Produce a word-for-word copy of the listing below without its pictures.
━━ Data extract ━━
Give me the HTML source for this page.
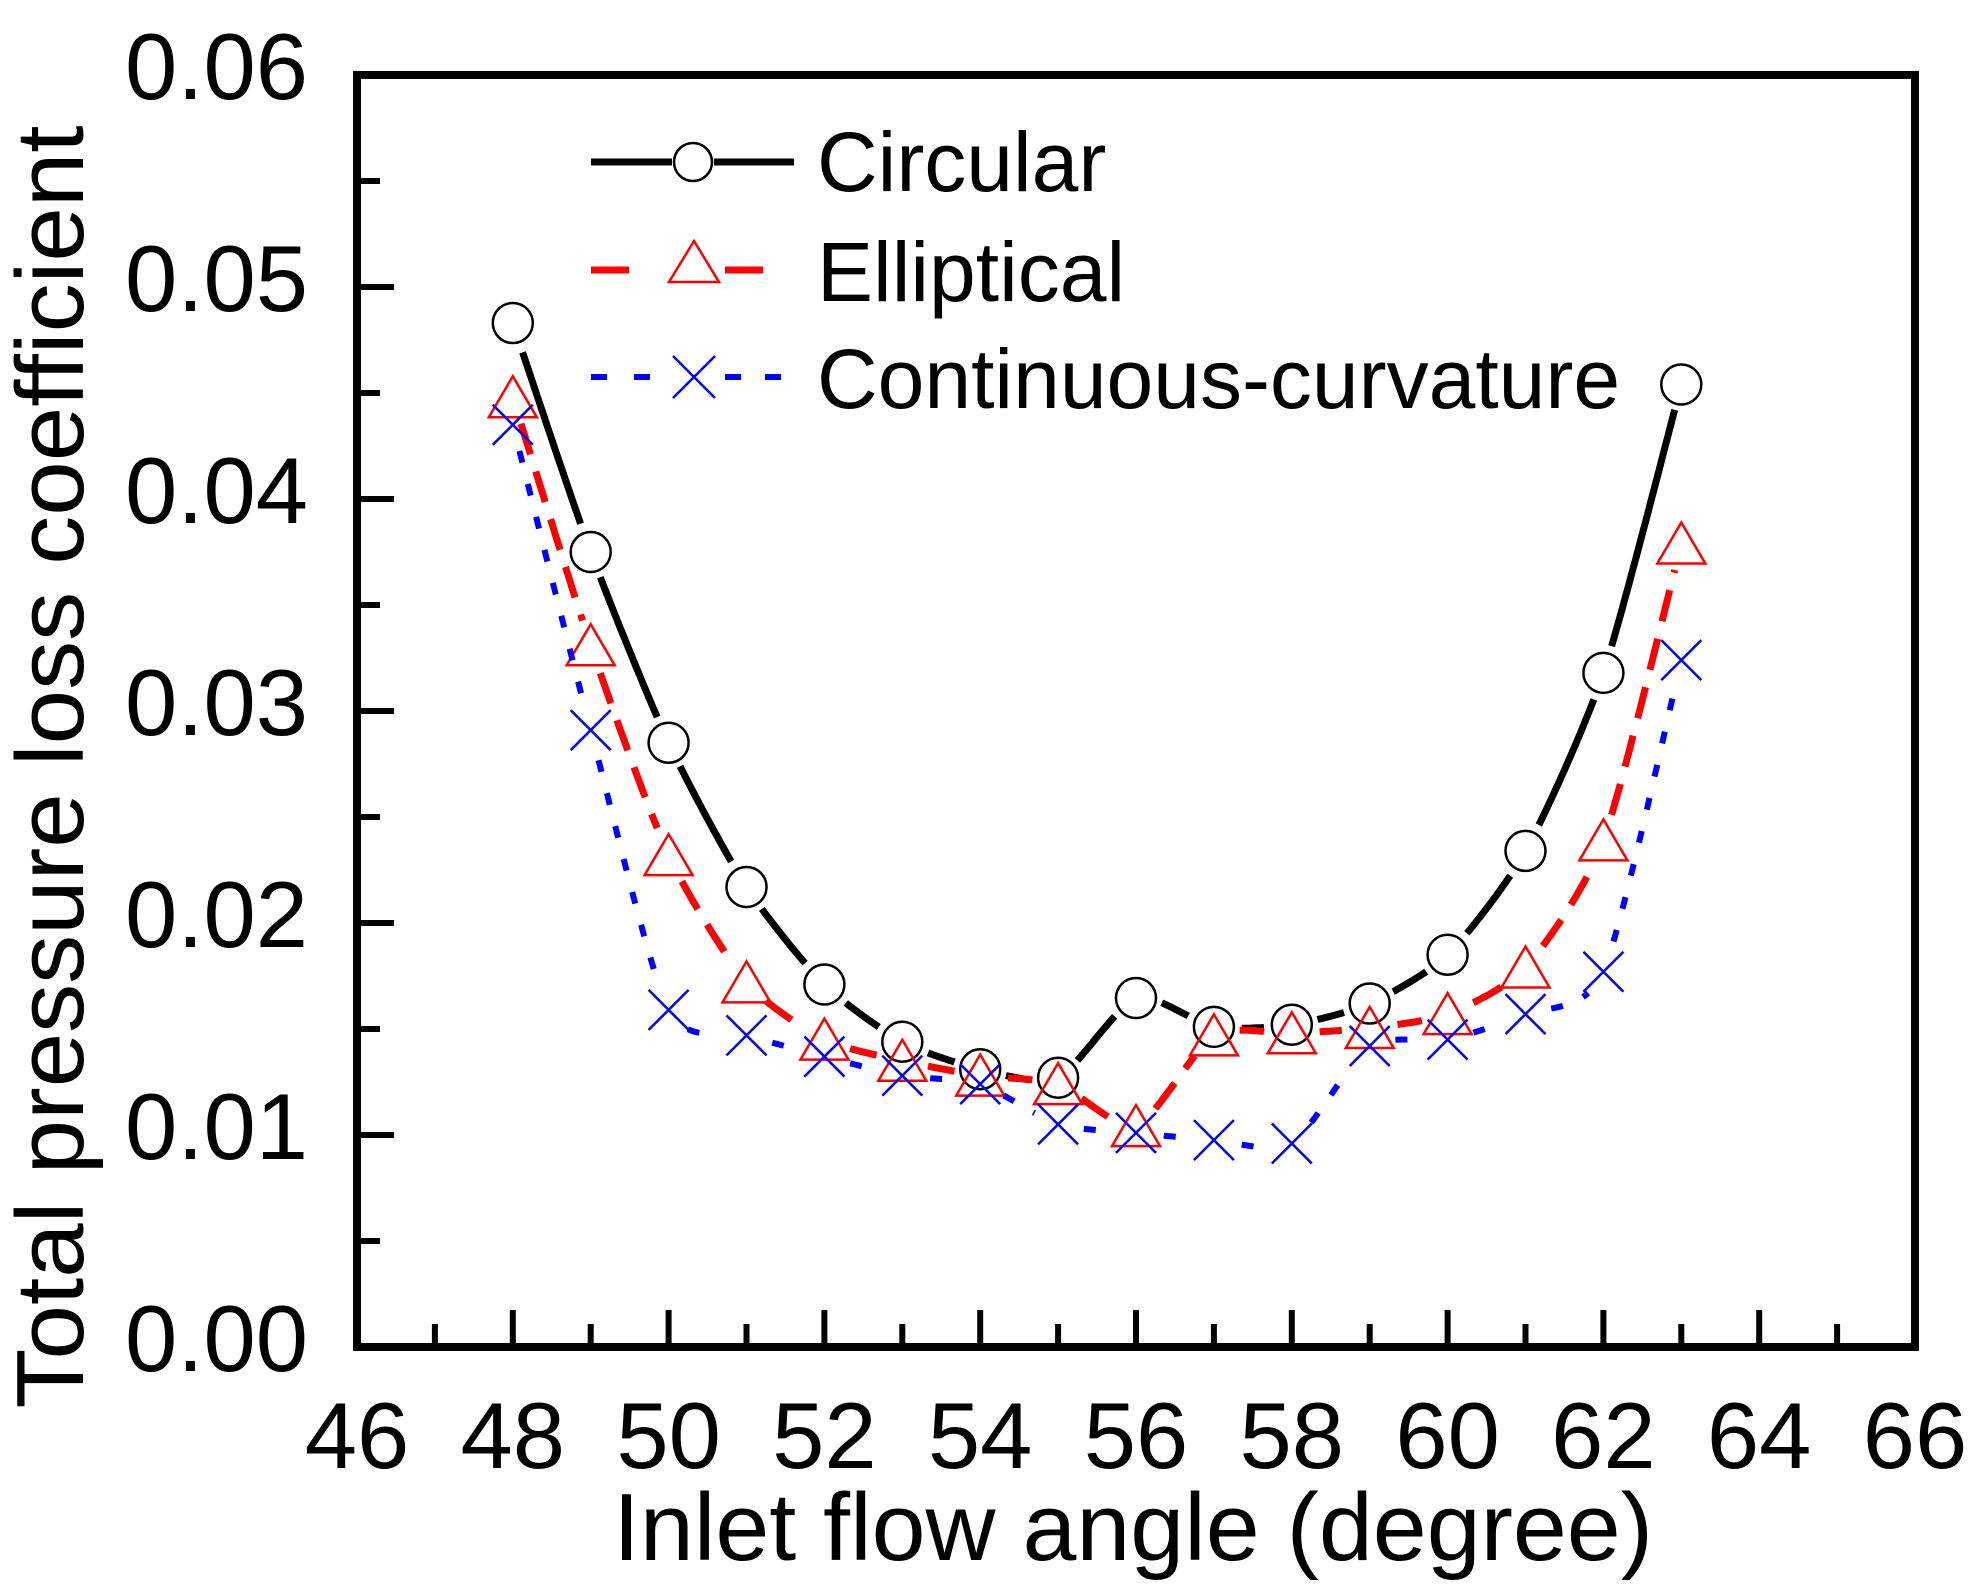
<!DOCTYPE html>
<html><head><meta charset="utf-8"><style>
html,body{margin:0;padding:0;background:#fff;}
svg{display:block;}
text{font-family:"Liberation Sans",Arial,sans-serif;fill:#000;}
</style></head><body>
<svg id="s" width="1972" height="1594" viewBox="0 0 1972 1594" xmlns="http://www.w3.org/2000/svg">
<rect x="0" y="0" width="1972" height="1594" fill="#fff"/>
<g id="series"></g>
<rect x="357" y="75" width="1558" height="1272" fill="none" stroke="#000" stroke-width="8"/>
<g id="ticks" stroke="#000" stroke-width="6"></g>
<g id="labels" font-size="94"></g>
<text x="1133" y="1560" font-size="96" text-anchor="middle" textLength="1040" lengthAdjust="spacingAndGlyphs">Inlet flow angle (degree)</text>
<text transform="translate(83,767) rotate(-90)" font-size="96" text-anchor="middle" textLength="1283" lengthAdjust="spacingAndGlyphs">Total pressure loss coefficient</text>
<!-- legend -->
<line x1="591" y1="162" x2="672" y2="162" stroke="#000" stroke-width="7"/>
<line x1="714" y1="162" x2="794" y2="162" stroke="#000" stroke-width="7"/>
<circle cx="693" cy="162" r="19" fill="none" stroke="#000" stroke-width="2.5"/>
<text x="817" y="191" font-size="84">Circular</text>
<line x1="591" y1="270" x2="629" y2="270" stroke="#f00" stroke-width="7"/>
<line x1="725" y1="270" x2="763" y2="270" stroke="#f00" stroke-width="7"/>
<polygon points="694,241 669,282 719,282" fill="none" stroke="#f00" stroke-width="2.5"/>
<text x="817" y="301" font-size="84">Elliptical</text>
<g stroke="#00f" stroke-width="6"><line x1="591" y1="377" x2="607" y2="377"/><line x1="634" y1="377" x2="650" y2="377"/><line x1="725" y1="377" x2="741" y2="377"/><line x1="765" y1="377" x2="781" y2="377"/></g>
<g stroke="#00f" stroke-width="2.5"><line x1="673" y1="356" x2="715" y2="398"/><line x1="715" y1="356" x2="673" y2="398"/></g>
<text x="817" y="408" font-size="84">Continuous-curvature</text>
</svg>
<script>
(function(){
var NS="http://www.w3.org/2000/svg";
function X(v){return 357+(v-46)*77.9;}
function Y(v){return 1347-v*21200;}
function el(t,a,p){var e=document.createElementNS(NS,t);for(var k in a)e.setAttribute(k,a[k]);p.appendChild(e);return e;}
var tk=document.getElementById('ticks'),lb=document.getElementById('labels');
for(var v=46;v<=66;v++){var x=X(v),maj=(v%2==0);
 el('line',{x1:x,y1:1347,x2:x,y2:1347-(maj?37:23)},tk);
 if(maj){var t=el('text',{x:x,y:1468,'text-anchor':'middle'},lb);t.textContent=v;}}
for(var i=0;i<=12;i++){var val=i*0.005,y=Y(val),maj=(i%2==0);
 el('line',{x1:357,y1:y,x2:357+(maj?37:23),y2:y},tk);
 if(maj){var t=el('text',{x:308,y:y+24,'text-anchor':'end'},lb);t.textContent=val.toFixed(2);}}
var xs=[];for(var a=48;a<=63;a++)xs.push(a);
var S=[
 {c:'#000',w:7,d:null,m:'o',v:[0.0483,0.0375,0.0285,0.0217,0.0171,0.0144,0.0131,0.0127,0.01646,0.0151,0.0152,0.0162,0.0185,0.0234,0.0318,0.0454]},
 {c:'#f00',w:7,d:'32 18',m:'t',v:[0.0448,0.0331,0.0232,0.0172,0.0145,0.0135,0.0128,0.0124,0.01042,0.0147,0.0148,0.01505,0.0157,0.0179,0.0239,0.0379]},
 {c:'#00f',w:6,d:'12 22',m:'x',v:[0.0435,0.0291,0.0159,0.0147,0.0137,0.0128,0.0124,0.0105,0.0101,0.00976,0.0096,0.0142,0.0145,0.0157,0.0177,0.0324]}
];
var g=document.getElementById('series');
S.forEach(function(s){
 var P=xs.map(function(a,i){return [X(a),Y(s.v[i])];});
 var n=P.length,gap=26;
 for(var i=0;i<n-1;i++){
  var p0=P[Math.max(0,i-1)],p1=P[i],p2=P[i+1],p3=P[Math.min(n-1,i+2)];
  var pts=[];
  for(var k=0;k<=40;k++){var t=k/40,t2=t*t,t3=t2*t,ten=0.35;
   var m1x=ten*(p2[0]-p0[0]),m1y=ten*(p2[1]-p0[1]),m2x=ten*(p3[0]-p1[0]),m2y=ten*(p3[1]-p1[1]);
   var h1=2*t3-3*t2+1,h2=t3-2*t2+t,h3=-2*t3+3*t2,h4=t3-t2;
   var x=h1*p1[0]+h2*m1x+h3*p2[0]+h4*m2x,y=h1*p1[1]+h2*m1y+h3*p2[1]+h4*m2y;
   var d1=Math.hypot(x-p1[0],y-p1[1]),d2=Math.hypot(x-p2[0],y-p2[1]);
   if(d1>gap&&d2>gap)pts.push(x.toFixed(1)+','+y.toFixed(1));}
  if(pts.length>1){var a={points:pts.join(' '),fill:'none',stroke:s.c,'stroke-width':s.w,'stroke-linejoin':'round'};if(s.d)a['stroke-dasharray']=s.d;el('polyline',a,g);}
 }
 P.forEach(function(p){
  if(s.m=='o')el('circle',{cx:p[0],cy:p[1],r:20,fill:'none',stroke:s.c,'stroke-width':2.5},g);
  else if(s.m=='t')el('polygon',{points:p[0]+','+(p[1]-21)+' '+(p[0]-24)+','+(p[1]+20)+' '+(p[0]+24)+','+(p[1]+20),fill:'none',stroke:s.c,'stroke-width':2.5},g);
  else{el('line',{x1:p[0]-20,y1:p[1]-20,x2:p[0]+20,y2:p[1]+20,stroke:s.c,'stroke-width':2.5},g);el('line',{x1:p[0]+20,y1:p[1]-20,x2:p[0]-20,y2:p[1]+20,stroke:s.c,'stroke-width':2.5},g);}
 });
});
})();
</script>
</body></html>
━━━
Answer in full
Give me the HTML source for this page.
<!DOCTYPE html>
<html><head><meta charset="utf-8"><style>
html,body{margin:0;padding:0;background:#fff;}
svg{display:block;}
text{font-family:"Liberation Sans",Arial,sans-serif;fill:#000;}
</style></head><body>
<svg id="s" width="1972" height="1594" viewBox="0 0 1972 1594" xmlns="http://www.w3.org/2000/svg">
<rect x="0" y="0" width="1972" height="1594" fill="#fff"/>
<g id="series"></g>
<rect x="357" y="75" width="1558" height="1272" fill="none" stroke="#000" stroke-width="8"/>
<g id="ticks" stroke="#000" stroke-width="6"></g>
<g id="labels" font-size="94"></g>
<text x="1133" y="1560" font-size="96" text-anchor="middle" textLength="1040" lengthAdjust="spacingAndGlyphs">Inlet flow angle (degree)</text>
<text transform="translate(83,767) rotate(-90)" font-size="96" text-anchor="middle" textLength="1283" lengthAdjust="spacingAndGlyphs">Total pressure loss coefficient</text>
<!-- legend -->
<line x1="591" y1="162" x2="672" y2="162" stroke="#000" stroke-width="7"/>
<line x1="714" y1="162" x2="794" y2="162" stroke="#000" stroke-width="7"/>
<circle cx="693" cy="162" r="19" fill="none" stroke="#000" stroke-width="2.5"/>
<text x="817" y="191" font-size="84">Circular</text>
<line x1="591" y1="270" x2="629" y2="270" stroke="#f00" stroke-width="7"/>
<line x1="725" y1="270" x2="763" y2="270" stroke="#f00" stroke-width="7"/>
<polygon points="694,241 669,282 719,282" fill="none" stroke="#f00" stroke-width="2.5"/>
<text x="817" y="301" font-size="84">Elliptical</text>
<g stroke="#00f" stroke-width="6"><line x1="591" y1="377" x2="607" y2="377"/><line x1="634" y1="377" x2="650" y2="377"/><line x1="725" y1="377" x2="741" y2="377"/><line x1="765" y1="377" x2="781" y2="377"/></g>
<g stroke="#00f" stroke-width="2.5"><line x1="673" y1="356" x2="715" y2="398"/><line x1="715" y1="356" x2="673" y2="398"/></g>
<text x="817" y="408" font-size="84">Continuous-curvature</text>
</svg>
<script>
(function(){
var NS="http://www.w3.org/2000/svg";
function X(v){return 357+(v-46)*77.9;}
function Y(v){return 1347-v*21200;}
function el(t,a,p){var e=document.createElementNS(NS,t);for(var k in a)e.setAttribute(k,a[k]);p.appendChild(e);return e;}
var tk=document.getElementById('ticks'),lb=document.getElementById('labels');
for(var v=46;v<=66;v++){var x=X(v),maj=(v%2==0);
 el('line',{x1:x,y1:1347,x2:x,y2:1347-(maj?37:23)},tk);
 if(maj){var t=el('text',{x:x,y:1468,'text-anchor':'middle'},lb);t.textContent=v;}}
for(var i=0;i<=12;i++){var val=i*0.005,y=Y(val),maj=(i%2==0);
 el('line',{x1:357,y1:y,x2:357+(maj?37:23),y2:y},tk);
 if(maj){var t=el('text',{x:308,y:y+24,'text-anchor':'end'},lb);t.textContent=val.toFixed(2);}}
var xs=[];for(var a=48;a<=63;a++)xs.push(a);
var S=[
 {c:'#000',w:7,d:null,m:'o',v:[0.0483,0.0375,0.0285,0.0217,0.0171,0.0144,0.0131,0.0127,0.01646,0.0151,0.0152,0.0162,0.0185,0.0234,0.0318,0.0454]},
 {c:'#f00',w:7,d:'32 18',m:'t',v:[0.0448,0.0331,0.0232,0.0172,0.0145,0.0135,0.0128,0.0124,0.01042,0.0147,0.0148,0.01505,0.0157,0.0179,0.0239,0.0379]},
 {c:'#00f',w:6,d:'12 22',m:'x',v:[0.0435,0.0291,0.0159,0.0147,0.0137,0.0128,0.0124,0.0105,0.0101,0.00976,0.0096,0.0142,0.0145,0.0157,0.0177,0.0324]}
];
var g=document.getElementById('series');
S.forEach(function(s){
 var P=xs.map(function(a,i){return [X(a),Y(s.v[i])];});
 var n=P.length,gap=26;
 for(var i=0;i<n-1;i++){
  var p0=P[Math.max(0,i-1)],p1=P[i],p2=P[i+1],p3=P[Math.min(n-1,i+2)];
  var pts=[];
  for(var k=0;k<=40;k++){var t=k/40,t2=t*t,t3=t2*t,ten=0.35;
   var m1x=ten*(p2[0]-p0[0]),m1y=ten*(p2[1]-p0[1]),m2x=ten*(p3[0]-p1[0]),m2y=ten*(p3[1]-p1[1]);
   var h1=2*t3-3*t2+1,h2=t3-2*t2+t,h3=-2*t3+3*t2,h4=t3-t2;
   var x=h1*p1[0]+h2*m1x+h3*p2[0]+h4*m2x,y=h1*p1[1]+h2*m1y+h3*p2[1]+h4*m2y;
   var d1=Math.hypot(x-p1[0],y-p1[1]),d2=Math.hypot(x-p2[0],y-p2[1]);
   if(d1>gap&&d2>gap)pts.push(x.toFixed(1)+','+y.toFixed(1));}
  if(pts.length>1){var a={points:pts.join(' '),fill:'none',stroke:s.c,'stroke-width':s.w,'stroke-linejoin':'round'};if(s.d)a['stroke-dasharray']=s.d;el('polyline',a,g);}
 }
 P.forEach(function(p){
  if(s.m=='o')el('circle',{cx:p[0],cy:p[1],r:20,fill:'none',stroke:s.c,'stroke-width':2.5},g);
  else if(s.m=='t')el('polygon',{points:p[0]+','+(p[1]-21)+' '+(p[0]-24)+','+(p[1]+20)+' '+(p[0]+24)+','+(p[1]+20),fill:'none',stroke:s.c,'stroke-width':2.5},g);
  else{el('line',{x1:p[0]-20,y1:p[1]-20,x2:p[0]+20,y2:p[1]+20,stroke:s.c,'stroke-width':2.5},g);el('line',{x1:p[0]+20,y1:p[1]-20,x2:p[0]-20,y2:p[1]+20,stroke:s.c,'stroke-width':2.5},g);}
 });
});
})();
</script>
</body></html>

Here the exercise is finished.